Supplement, dated July 30, 1996, to the prospectuses,
dated April 22, 1996, of Seligman Frontier Fund, Inc., (the "Fund")
The following replaces the Fund's policy with respect to (i) net asset
value sales for "eligible employees benefit plans" (as defined in the Fund's
prospectus under "Special Programs") which have at least $1 million invested in
the Seligman Group of Mutual Funds or at least 50 eligible employees to whom
such plan is made available and (ii) additional compensation paid to
broker/dealers by Seligman Financial Services, Inc. on sales of Fund shares to
eligible employee benefit plans as described under "Class A Shares-Initial Sales
Load" in the Fund's prospectus.
Net Asset Volume Sales with Contingent Deferred Sales Charge. The Fund may sell
Class A shares at net asset value to eligible employee benefit plans of
employees who have at least (i) $500,000 million invested in the Seligman Group
of Mutual Funds or (ii) 50 eligible employees to whom such plan is made
available. Section 403(b) plans sponsored by public educational institutions are
not eligible for net asset value purchases based on the aggregate investment
made by the plan or number of eligible employees. Employee benefit plans
eligible for net asset sales, as described above, will be subject to a
contingent deferred sales charge of 1.00% for terminations at the plan level
only, within 18 months of sales. Sales pursuant to the Merrill Lynch MLII
multi-manager 401(k) product are available at net asset value and are not
subject to a contingent deferred sales charge.

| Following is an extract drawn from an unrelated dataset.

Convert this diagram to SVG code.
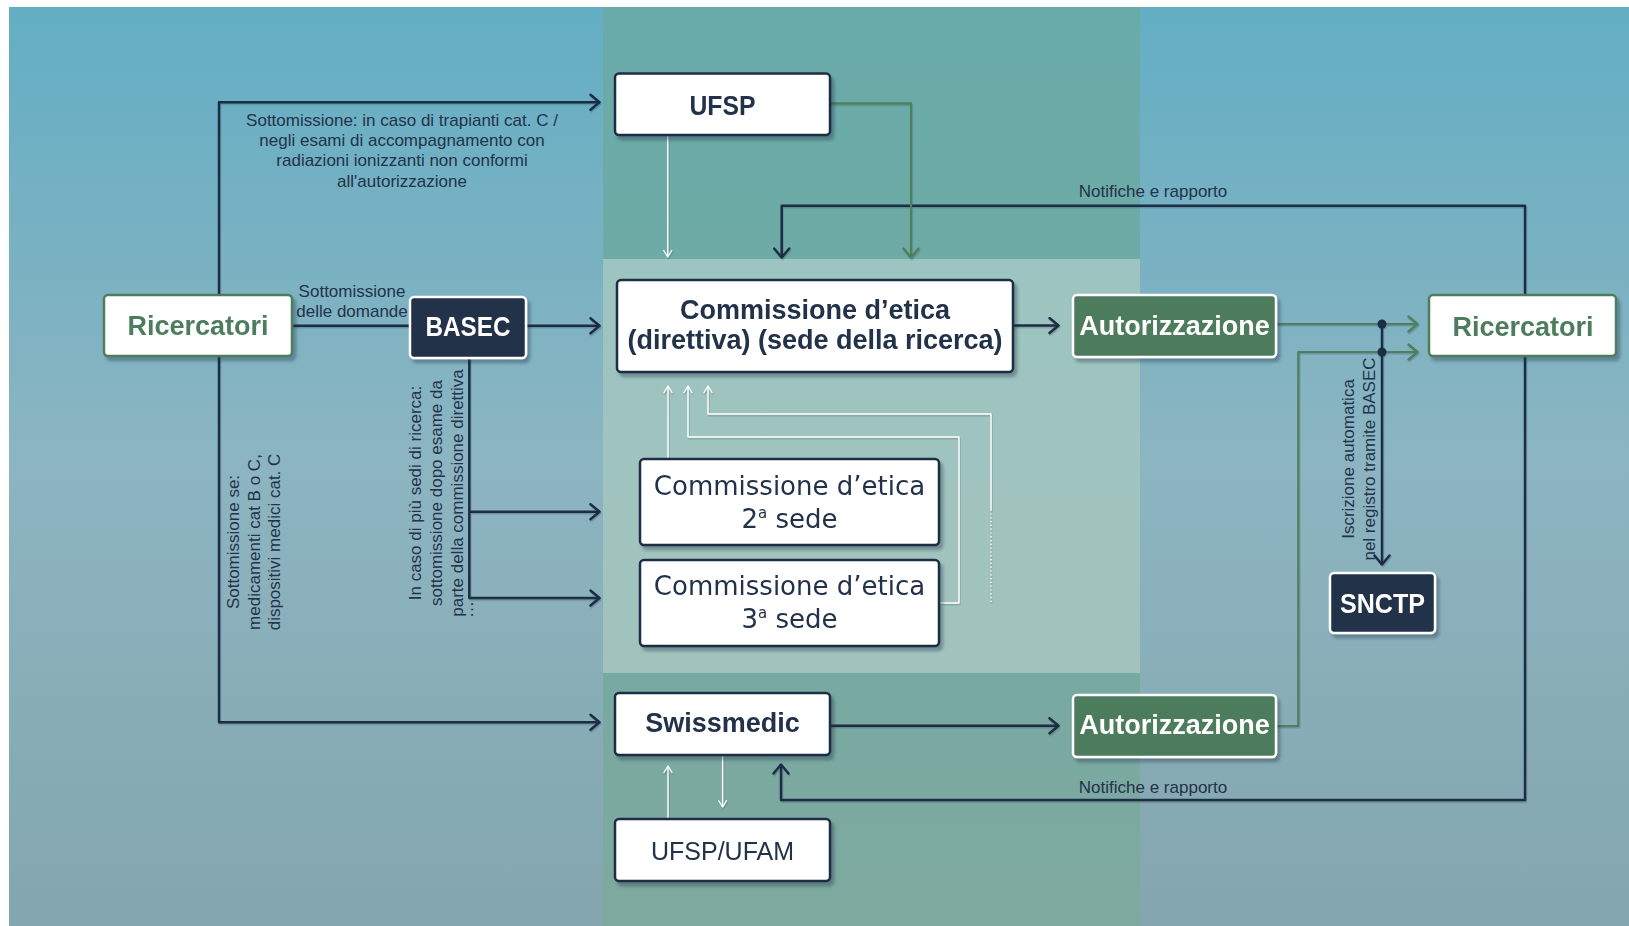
<svg xmlns="http://www.w3.org/2000/svg" width="1629" height="926" viewBox="0 0 1629 926">
<defs>
<linearGradient id="bgSide" x1="0" y1="0" x2="0" y2="1">
<stop offset="0" stop-color="#63aec4"/>
<stop offset="0.5" stop-color="#8cb5c1"/>
<stop offset="1" stop-color="#84a6ae"/>
</linearGradient>
<linearGradient id="bgMid" x1="0" y1="0" x2="0" y2="1">
<stop offset="0" stop-color="#68aba9"/>
<stop offset="1" stop-color="#7ea99f"/>
</linearGradient>
<linearGradient id="bgLight" x1="0" y1="0" x2="0" y2="1">
<stop offset="0" stop-color="#9dc4c0"/>
<stop offset="1" stop-color="#a2c3bd"/>
</linearGradient>
<marker id="ad" markerUnits="userSpaceOnUse" viewBox="0 0 12 18" markerWidth="12" markerHeight="18" refX="11" refY="9" orient="auto-start-reverse">
<path d="M1.5,1.5 L10.5,9 L1.5,16.5" fill="none" stroke="#1f2d45" stroke-width="2.5" stroke-linecap="round" stroke-linejoin="round"/>
</marker>
<marker id="ag" markerUnits="userSpaceOnUse" viewBox="0 0 12 18" markerWidth="12" markerHeight="18" refX="11" refY="9" orient="auto-start-reverse">
<path d="M1.5,1.5 L10.5,9 L1.5,16.5" fill="none" stroke="#4f7f5b" stroke-width="2.3" stroke-linecap="round" stroke-linejoin="round"/>
</marker>
<marker id="aw" markerUnits="userSpaceOnUse" viewBox="0 0 10 10" markerWidth="10" markerHeight="10" refX="8.5" refY="5" orient="auto">
<path d="M2,1 L8.5,5 L2,9" fill="none" stroke="#ffffff" stroke-width="1.3" stroke-linecap="round" stroke-linejoin="round"/>
</marker>
<filter id="bsh" x="-10%" y="-10%" width="130%" height="140%">
<feDropShadow dx="3" dy="4" stdDeviation="1.5" flood-color="#1e2d3c" flood-opacity="0.35"/>
</filter>
<filter id="lsh" x="-5%" y="-5%" width="110%" height="110%">
<feDropShadow dx="0.8" dy="1.5" stdDeviation="0.6" flood-color="#1e2d3c" flood-opacity="0.25"/>
</filter>
</defs>
<style>
.wb{fill:#ffffff;stroke:#1f2d45;stroke-width:2.5}
.gb{fill:#4e7b5b;stroke:#ffffff;stroke-width:2.5}
.db{fill:#22304a;stroke:#ffffff;stroke-width:2.5}
.rb{fill:#ffffff;stroke:#4e7d5c;stroke-width:2.5}
.lbl{font-family:"Liberation Sans",Arial,sans-serif;font-size:17px;fill:#24324a}
.bt{font-family:"Liberation Sans",Arial,sans-serif;font-weight:bold;font-size:27px;text-anchor:middle}
.nv{fill:#22304a}
.wt{fill:#ffffff}
.gt{fill:#4e7d5c}
.vt{font-family:"DejaVu Sans",Verdana,sans-serif;font-size:26px;fill:#22304a;text-anchor:middle}
.cd{fill:none;stroke:#1f2d45;stroke-width:2.5;stroke-linejoin:round}
.cg{fill:none;stroke:#4f7f5b;stroke-width:2.2;stroke-linejoin:round}
.cw{fill:none;stroke:#ffffff;stroke-width:1.4;stroke-linejoin:round}
</style>

<g id="background">
<rect x="0" y="0" width="1629" height="926" fill="#ffffff"/>
<rect x="9" y="7" width="1620" height="919" fill="url(#bgSide)"/>
<rect x="603" y="7" width="537" height="919" fill="url(#bgMid)"/>
<rect x="603" y="259" width="537" height="414" fill="url(#bgLight)"/>
</g>

<g id="connectors" filter="url(#lsh)">
<path class="cd" d="M292,325.7 H410"/>
<path class="cd" d="M526,325.7 H600" marker-end="url(#ad)"/>
<path class="cd" d="M219,325 V102.3 H600" marker-end="url(#ad)"/>
<path class="cd" d="M219,325 V722.3 H600" marker-end="url(#ad)"/>
<path class="cd" d="M469.3,358 V598 H600" marker-end="url(#ad)"/>
<path class="cd" d="M469.3,511.7 H600" marker-end="url(#ad)"/>
<path class="cd" d="M1013,325.5 H1059" marker-end="url(#ad)"/>
<path class="cd" d="M830,725.7 H1059" marker-end="url(#ad)"/>
<path class="cd" d="M781.7,258 V205.7 H1525 V800 H781 V764" marker-start="url(#ad)" marker-end="url(#ad)"/>
<path class="cd" d="M1382,324 V565" marker-end="url(#ad)"/>
<path class="cg" d="M1276,324 H1418" marker-end="url(#ag)"/>
<path class="cg" d="M1276,726 H1298.3 V352 H1418" marker-end="url(#ag)"/>
<path class="cg" d="M830,103.3 H911 V258" marker-end="url(#ag)"/>
<circle cx="1382" cy="324" r="4.5" fill="#1f2d45"/>
<circle cx="1382" cy="352" r="4.5" fill="#1f2d45"/>
<path class="cw" d="M667.7,135 V257" marker-end="url(#aw)"/>
<path class="cw" d="M668,459 V386" marker-end="url(#aw)"/>
<path class="cw" d="M940,603 H959 V437 H688 V386" marker-end="url(#aw)"/>
<path class="cw" d="M991,510 V414 H708 V386" marker-end="url(#aw)"/>
<path class="cw" d="M991,602 V510" stroke-dasharray="1.2 2.6"/>
<path class="cw" d="M668,818 V766" marker-end="url(#aw)"/>
<path class="cw" d="M722.6,756 V807" marker-end="url(#aw)"/>
</g>

<g id="labels">
<text class="lbl" text-anchor="middle" x="402" y="125.7">Sottomissione: in caso di trapianti cat. C /<tspan x="402" dy="20.3">negli esami di accompagnamento con</tspan><tspan x="402" dy="20.3">radiazioni ionizzanti non conformi</tspan><tspan x="402" dy="20.3">all'autorizzazione</tspan></text>
<text class="lbl" text-anchor="middle" x="352" y="297">Sottomissione<tspan x="352" dy="20">delle domande</tspan></text>
<text class="lbl" text-anchor="middle" transform="translate(239,542) rotate(-90)">Sottomissione se:<tspan x="0" dy="20.7">medicamenti cat B o C,</tspan><tspan x="0" dy="20.7">dispositivi medici cat. C</tspan></text>
<text class="lbl" text-anchor="middle" transform="translate(421,493) rotate(-90)">In caso di più sedi di ricerca:<tspan x="0" dy="21">sottomissione dopo esame da</tspan><tspan x="0" dy="21">parte della commissione direttiva</tspan></text>
<text class="lbl" transform="translate(472.5,618) rotate(-90)">…</text>
<text class="lbl" text-anchor="middle" font-size="16.5" transform="translate(1354,459) rotate(-90)">Iscrizione automatica<tspan x="0" dy="21">nel registro tramite BASEC</tspan></text>
<text class="lbl" text-anchor="middle" x="1153" y="197.3">Notifiche e rapporto</text>
<text class="lbl" text-anchor="middle" x="1153" y="793">Notifiche e rapporto</text>
</g>

<g id="ricercatori-left" filter="url(#bsh)">
<rect class="rb" x="104" y="295" width="188" height="61" rx="4"/>
<text class="bt gt" x="198" y="335">Ricercatori</text>
</g>
<g id="basec" filter="url(#bsh)">
<rect class="db" x="410" y="297" width="116" height="61" rx="4"/>
<text class="bt wt" x="468" y="336" textLength="85" lengthAdjust="spacingAndGlyphs">BASEC</text>
</g>
<g id="ufsp" filter="url(#bsh)">
<rect class="wb" x="615" y="73.5" width="215" height="61.5" rx="4"/>
<text class="bt nv" x="722.5" y="115" textLength="66" lengthAdjust="spacingAndGlyphs">UFSP</text>
</g>
<g id="commissione-direttiva" filter="url(#bsh)">
<rect class="wb" x="617" y="280" width="396" height="92" rx="4"/>
<text class="bt nv" x="815" y="319">Commissione d’etica</text>
<text class="bt nv" x="815" y="349">(direttiva) (sede della ricerca)</text>
</g>
<g id="commissione-2" filter="url(#bsh)">
<rect class="wb" x="640" y="459" width="299" height="86" rx="4" stroke-width="1.8"/>
<text class="vt" x="789.5" y="495">Commissione d’etica</text>
<text class="vt" x="789.5" y="528">2<tspan font-size="15" dy="-10">a</tspan><tspan dy="10"> sede</tspan></text>
</g>
<g id="commissione-3" filter="url(#bsh)">
<rect class="wb" x="640" y="560" width="299" height="86" rx="4" stroke-width="1.8"/>
<text class="vt" x="789.5" y="595">Commissione d’etica</text>
<text class="vt" x="789.5" y="628">3<tspan font-size="15" dy="-10">a</tspan><tspan dy="10"> sede</tspan></text>
</g>
<g id="autorizzazione-1" filter="url(#bsh)">
<rect class="gb" x="1073" y="295" width="203" height="62" rx="4"/>
<text class="bt wt" x="1174.5" y="334.5">Autorizzazione</text>
</g>
<g id="ricercatori-right" filter="url(#bsh)">
<rect class="rb" x="1429" y="295" width="187" height="61" rx="4"/>
<text class="bt gt" x="1523" y="336">Ricercatori</text>
</g>
<g id="snctp" filter="url(#bsh)">
<rect class="db" x="1330" y="573" width="105" height="60" rx="4"/>
<text class="bt wt" x="1382.5" y="613" textLength="85" lengthAdjust="spacingAndGlyphs">SNCTP</text>
</g>
<g id="swissmedic" filter="url(#bsh)">
<rect class="wb" x="615" y="693" width="215" height="62" rx="4"/>
<text class="bt nv" x="722.5" y="732">Swissmedic</text>
</g>
<g id="autorizzazione-2" filter="url(#bsh)">
<rect class="gb" x="1073" y="695" width="203" height="62" rx="4"/>
<text class="bt wt" x="1174.5" y="733.5">Autorizzazione</text>
</g>
<g id="ufsp-ufam" filter="url(#bsh)">
<rect class="wb" x="615" y="819" width="215" height="62" rx="4"/>
<text x="722.5" y="860" font-family="'Liberation Sans',Arial,sans-serif" font-size="25" fill="#22304a" text-anchor="middle">UFSP/UFAM</text>
</g>
</svg>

Broker/Dealer Compensation. Seligman Financial Services, Inc. shall pay
broker/dealer, from its own resources, an additional fee on assets of certain
Class A shares of the Seligman Mutual Funds, including the Fund, participating
in an eligible employee benefit plan that are attributable to the particular
broker/dealer. The shares eligible for the fee are those on which an initial
front-end sales load was not paid because the plan meets the standards for net
asset value sales, as set forth above. The payment is based on cumulative sales
during a calendar year, or portion thereof. The payment schedule, for each
calendar year, is as follows: 1.00% of sales up to $2 million; .80% of sales
from $2 million to $3 million; .50% of sales from $3 million to $5 million; and
.25% of sales from $5 million and above.